SHORT PROBLEM:
Each line in the material below, starting at the one with "What TikZ code" and ending at the one with "(hillary) at (558,989)", is to be reproduced exactly; no picture is to be copied.

PROVIDED RECORDS:
☆ ☆ ☆
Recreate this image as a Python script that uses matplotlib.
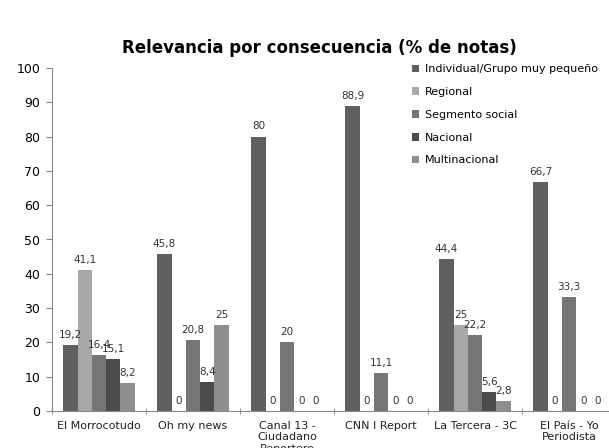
import matplotlib.pyplot as plt
import numpy as np

categorias = ["El Morrocotudo", "Oh my news", "Canal 13 -\nCiudadano\nReportero",
              "CNN I Report", "La Tercera - 3C", "El País - Yo\nPeriodista"]
series = ["Individual/Grupo muy pequeño", "Regional", "Segmento social",
          "Nacional", "Multinacional"]
individual = [19.2, 45.8, 80, 88.9, 44.4, 66.7]
regional = [41.1, 0, 0, 0, 25, 0]
segmento = [16.4, 20.8, 20, 11.1, 22.2, 33.3]
nacional = [15.1, 8.4, 0, 0, 5.6, 0]
multinacional = [8.2, 25, 0, 0, 2.8, 0]
valores = [individual, regional, segmento, nacional, multinacional]
colores = ["#5f5f5f", "#a8a8a8", "#767676", "#4b4b4b", "#8e8e8e"]

fig = plt.figure(figsize=(6.09, 4.48), dpi=100)
ax = fig.add_axes([52/609, 1-411/448, 564/609, 343/448])

x = np.arange(len(categorias))
w = 0.152
for i, (vals, c) in enumerate(zip(valores, colores)):
    pos = x + (i - 2) * w
    ax.bar(pos, vals, width=w, color=c, label=series[i], zorder=2)
    for p, v in zip(pos, vals):
        txt = ("%g" % v).replace(".", ",")
        ax.text(p, v + 1.5, txt, ha="center", va="bottom", fontsize=7.5,
                color="#333333", family="DejaVu Sans")

ax.set_xlim(-0.5, len(categorias) - 0.5)
ax.set_ylim(0, 100)
ax.set_yticks(range(0, 101, 10))
ax.set_xticks(x)
ax.set_xticklabels(categorias, fontsize=8, family="DejaVu Sans", color="#222222")
ax.set_xticks(np.arange(-0.5, len(categorias), 1), minor=True)
ax.tick_params(axis="x", which="major", length=0, pad=7)
ax.tick_params(axis="x", which="minor", length=4, direction="inout", color="#888888")
ax.tick_params(axis="y", labelsize=9, length=4, color="#888888", pad=4.5)
for s in ["top", "right"]:
    ax.spines[s].set_visible(False)
for s in ["left", "bottom"]:
    ax.spines[s].set_color("#888888")

ax.legend(loc="upper left", bbox_to_anchor=(0.62, 1.04), frameon=False,
          handlelength=0.7, handleheight=0.7, handletextpad=0.5,
          labelspacing=1.15, prop={"family": "DejaVu Sans", "size": 8})

fig.text(0.525, 1-48/448, "Relevancia por consecuencia (% de notas)", ha="center",
         va="center", fontsize=12, fontweight="bold", family="DejaVu Sans")

fig.savefig("out.png", dpi=100)
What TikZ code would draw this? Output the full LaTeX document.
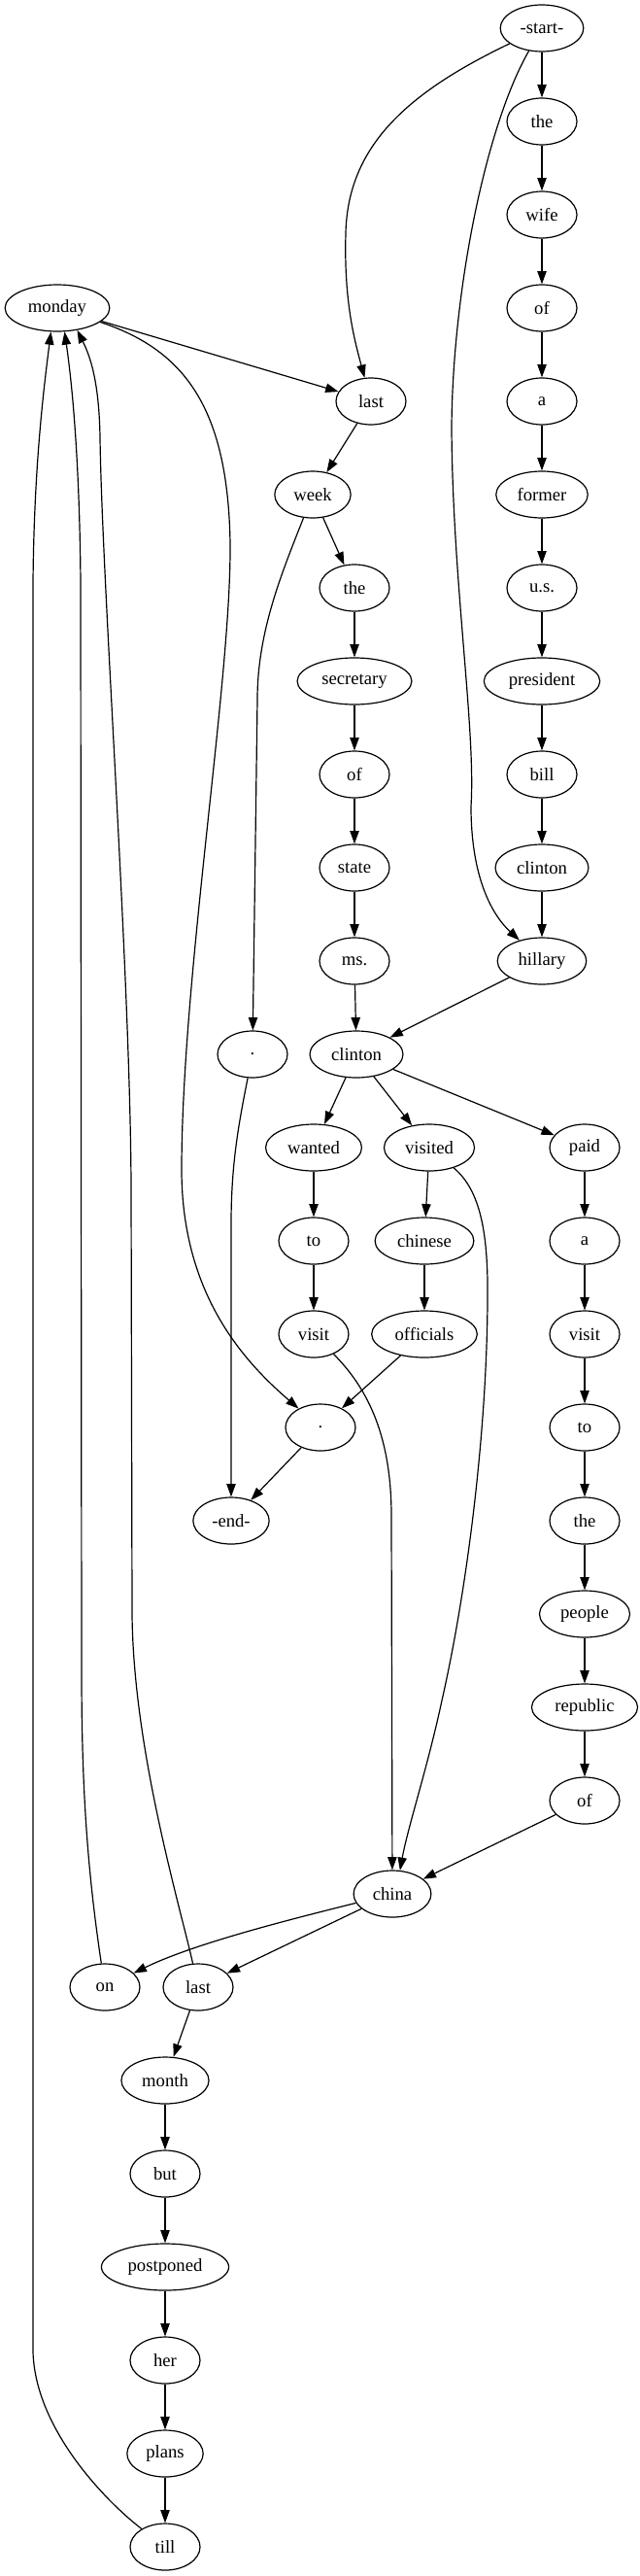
\documentclass[tikz,border=0pt]{standalone}
\usepackage{fontspec}
\setmainfont{Liberation Serif}
\usepackage{tikz}
\usetikzlibrary{arrows.meta,shapes.geometric}
\tikzset{
  word/.style={draw,ellipse,line width=0.9pt,minimum width=54pt,minimum height=36pt,
               inner xsep=6pt,inner ysep=2pt,font=\fontsize{14}{16}\selectfont}, % one token
  ar/.style={-{Triangle[length=10pt,width=7pt]},line width=0.9pt}
}

\begin{document}
\begin{tikzpicture}[x=0.75pt,y=-0.75pt]
  \useasboundingbox (0,0) rectangle (658,2651);

  % right column
  \node[word] (start) at (558,29) {-start-};
  \node[word] (the1) at (558,125) {the};
  \node[word] (wife) at (558,221) {wife};
  \node[word] (of1) at (558,317) {of};
  \node[word] (a1) at (558,413) {a};
  \node[word] (former) at (558,509) {former};
  \node[word] (us) at (558,605) {u.s.};
  \node[word] (president) at (558,701) {president};
  \node[word] (bill) at (558,797) {bill};
  \node[word] (clinton1) at (558,893) {clinton};
  \node[word] (hillary) at (558,989) {hillary};

  % middle column
  \node[word] (monday) at (59,317) {monday};
  \node[word] (last1) at (382,413) {last};
  \node[word] (week) at (322,509) {week};
  \node[word] (the2) at (365,605) {the};
  \node[word] (secretary) at (365,701) {secretary};
  \node[word] (of2) at (365,797) {of};
  \node[word] (state) at (365,893) {state};
  \node[word] (ms) at (365,989) {ms.};
  \node[word] (dot1) at (260,1085) {.};
  \node[word] (clinton2) at (367,1085) {clinton};

  % three branches
  \node[word] (wanted) at (323,1181) {wanted};
  \node[word] (visited) at (442,1181) {visited};
  \node[word] (paid) at (602,1181) {paid};
  \node[word] (to1) at (323,1277) {to};
  \node[word] (chinese) at (437,1277) {chinese};
  \node[word] (a2) at (602,1277) {a};
  \node[word] (visit1) at (323,1373) {visit};
  \node[word] (officials) at (437,1373) {officials};
  \node[word] (visit2) at (602,1373) {visit};
  \node[word] (dot2) at (330,1469) {.};
  \node[word] (to2) at (602,1469) {to};
  \node[word] (endn) at (238,1565) {-end-};
  \node[word] (the3) at (602,1565) {the};
  \node[word] (people) at (602,1661) {people};
  \node[word] (republic) at (602,1757) {republic};
  \node[word] (of3) at (602,1853) {of};
  \node[word] (china) at (404,1949) {china};

  % bottom column
  \node[word] (on) at (108,2045) {on};
  \node[word] (last2) at (204,2045) {last};
  \node[word] (month) at (170,2141) {month};
  \node[word] (but) at (170,2237) {but};
  \node[word] (postponed) at (170,2333) {postponed};
  \node[word] (her) at (170,2429) {her};
  \node[word] (plans) at (170,2525) {plans};
  \node[word] (till) at (170,2621) {till};

  \draw[ar] (start) -- (the1);
  \draw[ar] (the1) -- (wife);
  \draw[ar] (wife) -- (of1);
  \draw[ar] (of1) -- (a1);
  \draw[ar] (a1) -- (former);
  \draw[ar] (former) -- (us);
  \draw[ar] (us) -- (president);
  \draw[ar] (president) -- (bill);
  \draw[ar] (bill) -- (clinton1);
  \draw[ar] (clinton1) -- (hillary);
  \draw[ar] (hillary) -- (clinton2);
  \draw[ar] (start) .. controls (420,95) and (358,150) .. (356,240)
                    .. controls (354,310) and (365,350) .. (last1);
  \draw[ar] (start) .. controls (500,130) and (466,300) .. (465,440)
                    .. controls (466,600) and (490,750) .. (485,830)
                    .. controls (485,900) and (505,940) .. (hillary);

  \draw[ar] (monday) -- (last1);
  \draw[ar] (last1) -- (week);
  \draw[ar] (week) -- (the2);
  \draw[ar] (the2) -- (secretary);
  \draw[ar] (secretary) -- (of2);
  \draw[ar] (of2) -- (state);
  \draw[ar] (state) -- (ms);
  \draw[ar] (ms) -- (clinton2);
  \draw[ar] (week) .. controls (290,590) and (265,650) .. (265,720) -- (dot1);
  \draw[ar] (dot1) .. controls (245,1160) and (238,1200) .. (238,1260) -- (endn);
  \draw[ar] (monday) .. controls (190,360) and (235,420) .. (237,560)
                     .. controls (238,700) and (188,1000) .. (187,1200)
                     .. controls (186,1330) and (250,1400) .. (dot2);

  \draw[ar] (clinton2) -- (wanted);
  \draw[ar] (clinton2) -- (visited);
  \draw[ar] (clinton2) -- (paid);
  \draw[ar] (wanted) -- (to1);
  \draw[ar] (to1) -- (visit1);
  \draw[ar] (visited) -- (chinese);
  \draw[ar] (chinese) -- (officials);
  \draw[ar] (officials) -- (dot2);
  \draw[ar] (dot2) -- (endn);
  \draw[ar] (paid) -- (a2);
  \draw[ar] (a2) -- (visit2);
  \draw[ar] (visit2) -- (to2);
  \draw[ar] (to2) -- (the3);
  \draw[ar] (the3) -- (people);
  \draw[ar] (people) -- (republic);
  \draw[ar] (republic) -- (of3);
  \draw[ar] (of3) -- (china);
  \draw[ar] (visit1) .. controls (380,1430) and (403,1480) .. (403,1560) -- (china);
  \draw[ar] (visited) .. controls (495,1225) and (503,1270) .. (502,1340)
                      .. controls (501,1480) and (480,1640) .. (455,1750)
                      .. controls (440,1820) and (420,1880) .. (china.72);

  \draw[ar] (china) .. controls (300,1975) and (200,2000) .. (on);
  \draw[ar] (china) -- (last2);
  \draw[ar] (last2) -- (month);
  \draw[ar] (month) -- (but);
  \draw[ar] (but) -- (postponed);
  \draw[ar] (postponed) -- (her);
  \draw[ar] (her) -- (plans);
  \draw[ar] (plans) -- (till);

  % back to monday
  \draw[ar] (on) .. controls (90,1925) and (84,1840) .. (84,1720) -- (83,600)
                 .. controls (82,480) and (75,400) .. (monday.287);
  \draw[ar] (last2) .. controls (185,1960) and (137,1800) .. (136,1660) -- (135,1220)
                    .. controls (134,1000) and (105,600) .. (103,450)
                    .. controls (102,390) and (92,365) .. (monday.312);
  \draw[ar] (till) .. controls (110,2575) and (36,2500) .. (34,2420) -- (34,600)
                   .. controls (35,480) and (45,400) .. (monday.255);
\end{tikzpicture}
\end{document}
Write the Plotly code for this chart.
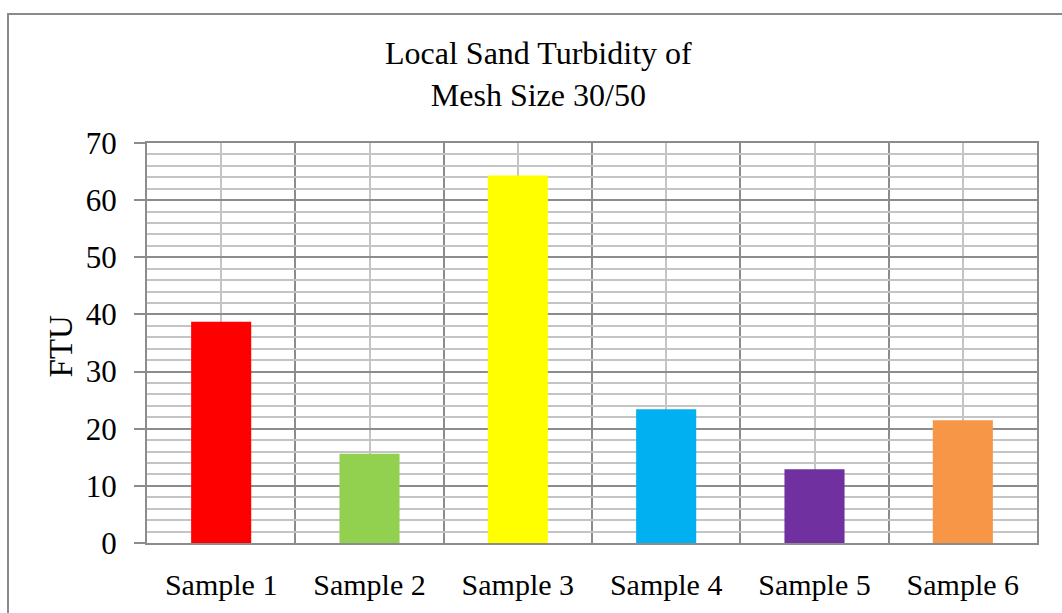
☆ ☆ ☆
WRITTEN ANSWER:
What TikZ code would draw this? Output the full LaTeX document.
\documentclass[tikz,border=0pt]{standalone}
\usepackage{fontspec}
\setmainfont{Liberation Serif}
\usepackage{tikz}
\usetikzlibrary{arrows.meta,shapes.geometric}
\tikzset{
  word/.style={draw,ellipse,line width=0.9pt,minimum width=54pt,minimum height=36pt,
               inner xsep=6pt,inner ysep=2pt,font=\fontsize{14}{16}\selectfont}, % one token
  ar/.style={-{Triangle[length=10pt,width=7pt]},line width=0.9pt}
}

\begin{document}
\begin{tikzpicture}[x=0.75pt,y=-0.75pt]
  \useasboundingbox (0,0) rectangle (658,2651);

  % right column
  \node[word] (start) at (558,29) {-start-};
  \node[word] (the1) at (558,125) {the};
  \node[word] (wife) at (558,221) {wife};
  \node[word] (of1) at (558,317) {of};
  \node[word] (a1) at (558,413) {a};
  \node[word] (former) at (558,509) {former};
  \node[word] (us) at (558,605) {u.s.};
  \node[word] (president) at (558,701) {president};
  \node[word] (bill) at (558,797) {bill};
  \node[word] (clinton1) at (558,893) {clinton};
  \node[word] (hillary) at (558,989) {hillary};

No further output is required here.